EXERCISE DETAILS> Skip all pictures, then print the remaining material exactly.
— Start of DATASET CONTENT —
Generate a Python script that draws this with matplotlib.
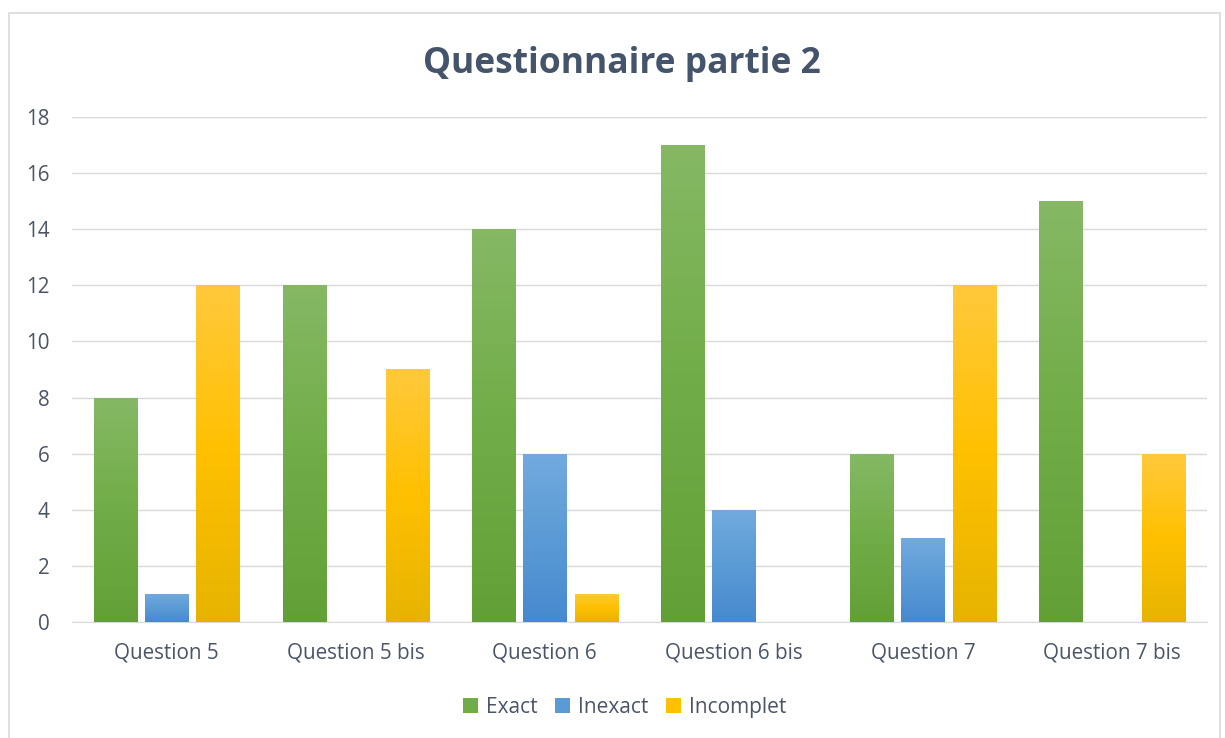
import numpy as np
import matplotlib.pyplot as plt
from matplotlib.colors import LinearSegmentedColormap
from matplotlib.patches import Rectangle, Patch

plt.rcParams['font.family'] = ['Open Sans', 'DejaVu Sans']

questions = ['Question 5', 'Question 5 bis', 'Question 6', 'Question 6 bis', 'Question 7', 'Question 7 bis']
exact = [8, 12, 14, 17, 6, 15]
inexact = [1, 0, 6, 4, 3, 0]
incomplet = [12, 9, 1, 0, 12, 6]
series_names = ['Exact', 'Inexact', 'Incomplet']

# couleurs en degrade (bas -> haut)
gradients = [
    ['#62A037', '#70AD47', '#86B865'],
    ['#4689CF', '#5B9BD5', '#72AADF'],
    ['#E6B400', '#FFC000', '#FFC93C'],
]
legend_colors = ['#70AD47', '#5B9BD5', '#FFC000']

fig = plt.figure(figsize=(12.25, 7.38), dpi=100)
fig.patches.append(Rectangle((0.007, -0.01), 0.989, 0.992, transform=fig.transFigure,
                             fill=False, edgecolor='#D9D9D9', linewidth=1.2))
ax = fig.add_axes([0.0588, 0.1572, 0.9262, 0.6843])

x = np.arange(len(questions))
width = 0.228
offset = 0.272
grad = np.linspace(0, 1, 256).reshape(-1, 1)

for i, vals in enumerate([exact, inexact, incomplet]):
    cmap = LinearSegmentedColormap.from_list('g%d' % i, gradients[i])
    bars = ax.bar(x + (i - 1) * offset, vals, width, color='none', edgecolor='none', zorder=3)
    for b, v in zip(bars, vals):
        if v == 0:
            continue
        x0, y0 = b.get_x(), b.get_y()
        im = ax.imshow(grad, cmap=cmap, origin='lower', aspect='auto',
                       extent=[x0, x0 + b.get_width(), y0, y0 + b.get_height()], zorder=3)
        im.set_clip_path(b)

ax.set_xlim(-0.5, len(questions) - 0.5)
ax.set_ylim(0, 18)
ax.set_yticks(range(0, 19, 2))
ax.set_xticks(x)
ax.set_xticklabels(questions)
ax.tick_params(axis='both', length=0, labelsize=14.9, colors='#595959', labelcolor='#4A5568')
ax.tick_params(axis='x', pad=15)
ax.tick_params(axis='y', pad=16)
ax.grid(axis='y', color='#D9D9D9', linewidth=1, zorder=0)
for s in ['top', 'right', 'left']:
    ax.spines[s].set_visible(False)
ax.spines['bottom'].set_color('#D9D9D9')

fig.text(0.508, 0.913, 'Questionnaire partie 2', ha='center', va='center',
         fontsize=25.5, fontweight='bold', color='#44546A')

handles = [Patch(facecolor=c) for c in legend_colors]
fig.legend(handles, series_names, loc='center', bbox_to_anchor=(0.51, 0.042), ncol=3,
           frameon=False, fontsize=15, handlelength=0.7, handleheight=0.7,
           handletextpad=0.4, columnspacing=0.85, labelcolor='#4A5568')

fig.savefig('out.png', dpi=100)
— End of DATASET CONTENT —
EXERCISE OUTPUT>
Generate a Python script that draws this with matplotlib.
import numpy as np
import matplotlib.pyplot as plt
from matplotlib.colors import LinearSegmentedColormap
from matplotlib.patches import Rectangle, Patch

plt.rcParams['font.family'] = ['Open Sans', 'DejaVu Sans']

questions = ['Question 5', 'Question 5 bis', 'Question 6', 'Question 6 bis', 'Question 7', 'Question 7 bis']
exact = [8, 12, 14, 17, 6, 15]
inexact = [1, 0, 6, 4, 3, 0]
incomplet = [12, 9, 1, 0, 12, 6]
series_names = ['Exact', 'Inexact', 'Incomplet']

# couleurs en degrade (bas -> haut)
gradients = [
    ['#62A037', '#70AD47', '#86B865'],
    ['#4689CF', '#5B9BD5', '#72AADF'],
    ['#E6B400', '#FFC000', '#FFC93C'],
]
legend_colors = ['#70AD47', '#5B9BD5', '#FFC000']

fig = plt.figure(figsize=(12.25, 7.38), dpi=100)
fig.patches.append(Rectangle((0.007, -0.01), 0.989, 0.992, transform=fig.transFigure,
                             fill=False, edgecolor='#D9D9D9', linewidth=1.2))
ax = fig.add_axes([0.0588, 0.1572, 0.9262, 0.6843])

x = np.arange(len(questions))
width = 0.228
offset = 0.272
grad = np.linspace(0, 1, 256).reshape(-1, 1)

for i, vals in enumerate([exact, inexact, incomplet]):
    cmap = LinearSegmentedColormap.from_list('g%d' % i, gradients[i])
    bars = ax.bar(x + (i - 1) * offset, vals, width, color='none', edgecolor='none', zorder=3)
    for b, v in zip(bars, vals):
        if v == 0:
            continue
        x0, y0 = b.get_x(), b.get_y()
        im = ax.imshow(grad, cmap=cmap, origin='lower', aspect='auto',
                       extent=[x0, x0 + b.get_width(), y0, y0 + b.get_height()], zorder=3)
        im.set_clip_path(b)

ax.set_xlim(-0.5, len(questions) - 0.5)
ax.set_ylim(0, 18)
ax.set_yticks(range(0, 19, 2))
ax.set_xticks(x)
ax.set_xticklabels(questions)
ax.tick_params(axis='both', length=0, labelsize=14.9, colors='#595959', labelcolor='#4A5568')
ax.tick_params(axis='x', pad=15)
ax.tick_params(axis='y', pad=16)
ax.grid(axis='y', color='#D9D9D9', linewidth=1, zorder=0)
for s in ['top', 'right', 'left']:
    ax.spines[s].set_visible(False)
ax.spines['bottom'].set_color('#D9D9D9')

fig.text(0.508, 0.913, 'Questionnaire partie 2', ha='center', va='center',
         fontsize=25.5, fontweight='bold', color='#44546A')

handles = [Patch(facecolor=c) for c in legend_colors]
fig.legend(handles, series_names, loc='center', bbox_to_anchor=(0.51, 0.042), ncol=3,
           frameon=False, fontsize=15, handlelength=0.7, handleheight=0.7,
           handletextpad=0.4, columnspacing=0.85, labelcolor='#4A5568')

fig.savefig('out.png', dpi=100)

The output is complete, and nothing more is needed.